- Court: Supreme Court of Pennsylvania
- Full case name: Commonwealth of Pennsylvania v. Daniel Lee Graves, appellant
- Argued: January 10, 1974
- Decided: March 18, 1975
- Citations: 461 Pa. 118 334 A.2d 661

Court membership
- Chief judge: Benjamin R. Jones
- Associate judges: Michael J. Eagen; Henry X. O'Brien; Samuel J. Roberts; Thomas W. Pomeroy Jr.; Robert N. C. Nix Jr.; Louis L. Manderino;

Case opinions
- Majority: Nix, joined by Roberts, Pomeroy, Mandarino
- Dissent: Eagen, joined by Jones, O'Brien

Laws applied
- This case overturned a previous ruling
- Commonwealth v.
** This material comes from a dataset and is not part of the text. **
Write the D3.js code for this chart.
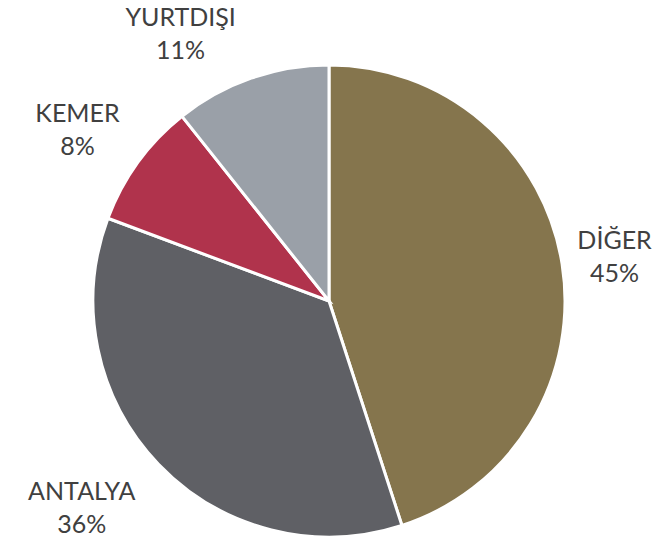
<!DOCTYPE html>
<html>
<head>
<meta charset="utf-8">
<script src="https://cdn.jsdelivr.net/npm/d3@7"></script>
<style>
  html, body { margin: 0; padding: 0; background: #fff; }
  text { font-family: Lato, 'Open Sans', sans-serif; }
</style>
</head>
<body>
<div id="chart"></div>
<script>
const categories = ['DİĞER', 'ANTALYA', 'KEMER', 'YURTDIŞI']
const shares = [45.0, 35.7, 8.6, 10.7]
const shareLabels = ['45%', '36%', '8%', '11%']
const colors = ['#85754d', '#5f6065', '#b0334c', '#9aa0a8']

// label nudges (px) away from the default label ring, like the original layout
const labelNudge = [[9, -8], [-45, 5], [-25, -14], [-56, -11]]

const width = 663, height = 541
const cx = 329, cy = 301, radius = 236, labelRadius = 280

const svg = d3.select('#chart').append('svg')
  .attr('width', width)
  .attr('height', height)

const data = categories.map((c, i) => ({ name: c, value: shares[i], label: shareLabels[i], color: colors[i], i }))

const pie = d3.pie().value(d => d.value).sort(null)
const arc = d3.arc().innerRadius(0).outerRadius(radius)
const labelArc = d3.arc().innerRadius(labelRadius).outerRadius(labelRadius)

const arcs = pie(data)

const g = svg.append('g').attr('transform', `translate(${cx},${cy})`)

g.selectAll('path')
  .data(arcs)
  .enter()
  .append('path')
  .attr('d', arc)
  .attr('fill', d => d.data.color)
  .attr('stroke', '#fff')
  .attr('stroke-width', 3)

const labels = g.selectAll('.lbl')
  .data(arcs)
  .enter()
  .append('text')
  .attr('class', 'lbl')
  .attr('text-anchor', 'middle')
  .style('font-size', '25px')
  .attr('fill', '#404040')
  .attr('transform', d => {
    const [x, y] = labelArc.centroid(d)
    const n = labelNudge[d.data.i]
    return `translate(${x + n[0]},${y + n[1]})`
  })

labels.append('tspan').attr('x', 0).attr('y', 0).text(d => d.data.name)
labels.append('tspan').attr('x', 0).attr('y', 33).text(d => d.data.label)
</script>
</body>
</html>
Tarver (1971)

= Commonwealth v. Graves =

1975 Pennsylvania Supreme Court case

Commonwealth v. Graves, 461 Pa. 118 (1975), is a case in which the Supreme Court of Pennsylvania recognized that intoxication is a defense to specific intent crimes where it establishes a reasonable doubt that the defendant had the necessary intent to commit the crime. The decision was largely made ineffective the year after it was decided, when the Pennsylvania General Assembly changed the law to limit the defense to charges of murder.